Es sind auch noch änderungen in aussehen möglich


----------



## kernfusion (17. Dezember 2004)

Bitte gerne 
 Das schaut auch sehr gut aus! Die Übergänge von Welle zu Hintergrund müssten noch ein wenig weicher sein, dann ist es perfekt. Wie hast du das gemacht?
   Ich bin immer noch am tüfteln wie ich das optimal hinbekomme.
   Gruß

 Edit: Mir fällt gerade noch ein an was mich der Effekt erinnert wie er sein sollte:
 In dem Film Matrix gibt es doch die Szenze als Neo(?) gegen eine Hausmauer aus Glas geschleudert wird und sich dann auch solche konzentrischen Kreise ausbreiten. Nur leider ist das wahrscheinlich eine Nummer zu hoch für einen quasi "Anfänger" wie mich:suspekt:


----------



## kernfusion (17. Dezember 2004)

Nun leider hab ich immer noch nicht rausgefunden wie das mit vielen Kreisen geht, nun bleib ich bei dieser Version. (siehe Anhang)

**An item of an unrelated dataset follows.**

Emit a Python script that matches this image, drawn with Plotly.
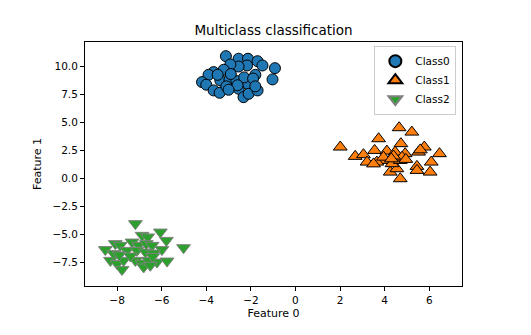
import plotly.graph_objects as go

# Data
class0_x = [-3.12, -2.55, -2.13, -1.70, -1.48, -0.92, -1.03, -1.80, -2.17, -2.55,
            -2.92, -3.22, -3.67, -3.90, -4.19, -4.00, -3.37, -3.67, -3.40, -2.96,
            -2.65, -2.17, -2.55, -2.33, -2.10, -1.70, -3.49, -2.90, -2.30, -1.90,
            -3.10, -2.60, -1.80, -3.00]
class0_y = [10.89, 10.66, 10.66, 10.44, 10.06, 9.82, 8.82, 9.23, 10.06, 9.97,
            10.15, 9.68, 9.47, 9.23, 8.58, 8.35, 8.73, 7.84, 7.63, 8.79,
            8.67, 8.43, 7.99, 7.24, 7.54, 7.84, 9.23, 9.30, 9.00, 8.90,
            8.20, 8.30, 8.20, 7.90]

class1_x = [2.01, 2.68, 3.05, 3.21, 3.55, 3.73, 4.65, 5.22, 4.10, 4.73,
            4.47, 4.92, 5.52, 5.78, 6.46, 6.09, 5.45, 5.45, 6.04, 4.70,
            4.25, 4.55, 3.88, 3.65, 4.33, 4.70, 4.78, 4.40, 4.95, 3.95,
            4.30, 3.50, 5.60]
class1_y = [2.80, 1.97, 2.12, 1.46, 2.50, 3.54, 4.52, 4.13, 2.44, 3.10,
            2.35, 2.21, 2.35, 2.80, 2.21, 1.46, 1.08, 0.72, 0.57, -0.02,
            0.57, 0.87, 1.61, 1.46, 1.32, 1.61, 1.90, 2.00, 1.70, 1.90,
            1.75, 1.30, 2.55]

class2_x = [-7.18, -6.06, -6.88, -6.63, -5.79, -5.02, -8.53, -8.08, -7.86, -7.33,
            -7.04, -6.69, -6.43, -5.99, -7.56, -7.11, -6.73, -6.36, -8.30, -8.00,
            -7.71, -7.78, -7.18, -6.88, -6.59, -6.21, -5.76, -6.81, -6.51, -8.15,
            -7.90, -7.40, -6.40]
class2_y = [-4.02, -4.77, -5.06, -5.21, -5.51, -6.16, -6.33, -5.80, -5.95, -5.66,
            -5.95, -5.80, -5.95, -6.33, -6.40, -6.40, -6.55, -6.64, -7.29, -7.58,
            -7.29, -8.11, -7.29, -7.53, -7.29, -7.44, -7.35, -7.88, -7.73, -6.69,
            -6.80, -6.90, -6.95]

names = ["Class0", "Class1", "Class2"]
x_ticks = [-8, -6, -4, -2, 0, 2, 4, 6]
y_ticks = [-7.5, -5.0, -2.5, 0.0, 2.5, 5.0, 7.5, 10.0]

FONT = "DejaVu Sans"

fig = go.Figure()
fig.add_trace(go.Scatter(x=class0_x, y=class0_y, mode="markers", name=names[0],
                         marker=dict(symbol="circle", size=11, color="#1f77b4",
                                     line=dict(color="black", width=1))))
fig.add_trace(go.Scatter(x=class1_x, y=class1_y, mode="markers", name=names[1],
                         marker=dict(symbol="triangle-up", size=12, color="#ff7f0e",
                                     line=dict(color="black", width=1))))
fig.add_trace(go.Scatter(x=class2_x, y=class2_y, mode="markers", name=names[2],
                         marker=dict(symbol="triangle-down", size=12, color="#2ca02c",
                                     line=dict(color="#808080", width=1))))

fig.update_layout(
    width=531, height=335, autosize=False,
    margin=dict(l=85, r=69, t=42, b=49),
    paper_bgcolor="white", plot_bgcolor="white",
    font=dict(family=FONT, size=10, color="black"),
    title=dict(text="Multiclass classification", x=(85 + 462) / 2 / 531, xanchor="center",
               y=1 - 30 / 335, yanchor="middle", font=dict(size=13.5, family=FONT, color="black")),
    showlegend=True,
    legend=dict(x=0.985, y=0.985, xanchor="right", yanchor="top",
                bgcolor="rgba(255,255,255,0.8)", bordercolor="#cccccc", borderwidth=1,
                font=dict(size=10.5, family=FONT), tracegroupgap=0, itemsizing="constant"),
)
fig.update_xaxes(range=[-9.44, 7.47], tickvals=x_ticks, ticks="outside", ticklen=4,
                 tickfont=dict(size=10.5), tickcolor="black", showline=True, linecolor="black",
                 linewidth=1, mirror=True, showgrid=False, zeroline=False,
                 title=dict(text="Feature 0", standoff=4, font=dict(size=11, family=FONT)))
fig.update_yaxes(range=[-9.57, 12.15], tickvals=y_ticks, tickformat=".1f", ticks="outside",
                 tickfont=dict(size=10.5), ticklen=4, tickcolor="black", showline=True,
                 linecolor="black", linewidth=1, mirror=True, showgrid=False, zeroline=False,
                 title=dict(text="Feature 1", standoff=8, font=dict(size=11, family=FONT)))

fig.write_html("out.html")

 Kombination von Schein nach Außen, Wellen-filter und darübergelegter Box.
 Hätte nur noch gern mehr Wellen gehabt.
 Kann man nix machen.
 Danke an alle!


----------



## Boromir (17. Dezember 2004)

Hallo zusammen,

ich habe mich rasch mal hingesetzt und was probiert, hier das Ergebnis.
Da kernfusion mit seinem Bild zufrieden ist, sah ich keine Veranlassung zu beschreiben wie das Bild entstanden ist. Sollte doch noch Bedarf bestehen bin ich gerne bereit eine Anleitung nachzuliefern.

Gruß

Boromir


----------



## Markus Kolletzky (17. Dezember 2004)

Und bitte nicht vergessen, dazu zu schreiben, wie man zum jeweiligen Ergebnis
gekommen ist - mit den Bildern allein kann man nicht viel anfangen...


----------



## Em Jay (12. November 2005)

Hallo Leute   
Ich möchte gerne das Thema noch mal aufrollen, ist ja schon lange her, dass hierzu jemand was geschrieben hat. Inspiriert bin ich neben Matrix zusätzlich vom Film Minority Report.
Dort gab es die Schallwellen Waffen mit einer sehr gelungenen Grafik. Auf den ersten Blick möchte ich meinen, dass das mit dem Filter "Wellen" gestaltet wurde. Kann mir aber vorstellen , das zusätzlich runde Verläufe in Ebenenmasken erstellt wurden, um im Zentrum der Welle einen Durchblick zu haben.Wenn jemand weiss , wie man diesen Effekt am besten hinbekommt, wäre ich sehr dankbar für eine Mitteilung, Villeicht gibt es ja noch andere Filter?Oder Plug-ins?Na ich bin mal gespannt was sich hier so tut, ich bin neu hier  :-( 
Seid alle gegrüßt!

Em Jay


----------